Iraildes Caldas Torres*
"No cotidiano, não percebemos o tempo político, no entanto, vivemos no tempo da gravidade e da disjunção. A disjunção está sempre presente, mesmo na harmonia. Estamos sempre envolvidos com o poder."
A modernidade engendrou a idéia de liberdade, mas não há indicações de que homens e mulheres se tornaram livres. A organização política dos segmentos marginalizados sob os auspícios da cidadania das chamadas minorias sociais não conseguiu dirimir os óbices das diferenças étnicas, raciais e de gênero.
Ou seja, não baniu o preconceito contra o outro diferente, em suas culturas, orientação sexual, geracional e de classe. Ao contrário, a modernidade desencadeou tensões e paradoxos de alcance incomensurável, haja vista que produziu eventos abomináveis como o nazismo.
De acordo com a interpretação frankfurtiana, especialmente Adorno e Horkheimer, o nazismo não é uma questão do caráter alemão ou o traço de uma personalidade autoritária como sempre se acreditou em relação à pessoa de Hitler. O que ocorreu é que a ordem hegemônica se encarregou de disseminar a alemanização do nazismo.
Para os Frankfurtianos, o nazismo está nas entranhas da própria modernidade de forma latente, a sua pátria é o capitalismo que produz personalidades autoritárias. No cotidiano, não percebemos o tempo político, no entanto, vivemos no tempo da gravidade e da disjunção.

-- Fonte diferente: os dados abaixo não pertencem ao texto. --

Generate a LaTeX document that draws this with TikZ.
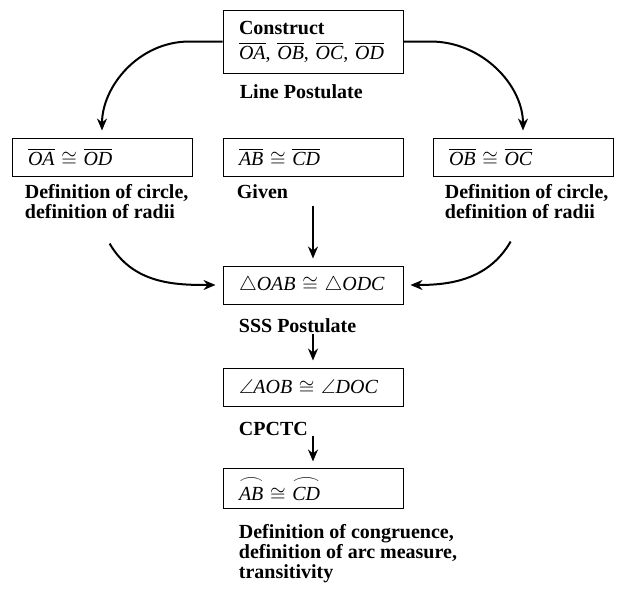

A disjunção está sempre presente mesmo na harmonia.
Estamos sempre envolvidos com relações de poder. Indivíduo e poder se aproximam ou se imiscuem. Não é o homem ou a mulher que é desejada ao poder e sim o poder que é desejoso do homem. Mas nem boca, nem coração poderão compreender o poder. Ele foge da nossa compreensão.
O poder precisa dos homens, por isso uma sociedade nunca é destruída totalmente, assim como inexiste o poder que corrompe e aniquila totalmente. Por outro lado, todo trono de governante é manchado de sangue. Esta é uma característica do sumo poder.
O poder está no limite ou no fio da navalhada das possibilidades daqueles que o exerce, por isso inspira sempre esperança. Poder e homem são difíceis de serem combinados, mas os são. Do contrário vira tirania. Émile Cioran, cientista político do nosso tempo, morto em 1995, nos ensina que o paradoxo entre liberdade e servidão é algo difícil de resolver.
A utopia, ao mesmo tempo em que é necessário, é uma ilusão. É um desejo que não se realiza porque se vier a se realizar nos causa desencanto. A política deve ser olhada com desconfiança, afirma Cioran, mas também ela representa a última prova de humanidade. Para ele, o poder é uma armadilha com aspectos de destruição e de redenção.
Não se pode escapar do poder porque é algo que se impõe ao homem de forma inexorável, tanto faz ser o poder tirânico ou o democrático. Existe sempre um desejo secreto que os homens políticos buscam: a tirania. Os autoritários se orgulham desse poder tirânico e o expõe em praça pública como fez Hitler.
Os democratas se envergonham desse tipo de poder que execra em praça pública, a sua tirania é “sutil”, hipócrita e cheia de podridão. “Riem do homem contigo, ‘diz Cioran’, e depois tiram o teu fígado matando-te sob um atroz sarcasmo. Política e crime jamais se separam. Tudo depende do momento, do porque e da forma que se mata”.
É por isso que a democracia é perigosa, porque ela se constitui numa escola para tiranos. O mundo possui absolutos, e o fato de existirem os absolutos é que se criam as utopias. A maior ameaça que existe nas sociedades é a utopia e, paradoxalmente, as sociedades não podem viver sem elas. A história é o reino do controlável e do incontrolável, é a ironia em marcha. A história é o lugar de violência e de eternas submissões.
* É professora da Universidade Federal do Amazonas- Ufam e doutora em Ciência Sociais/Antropologia.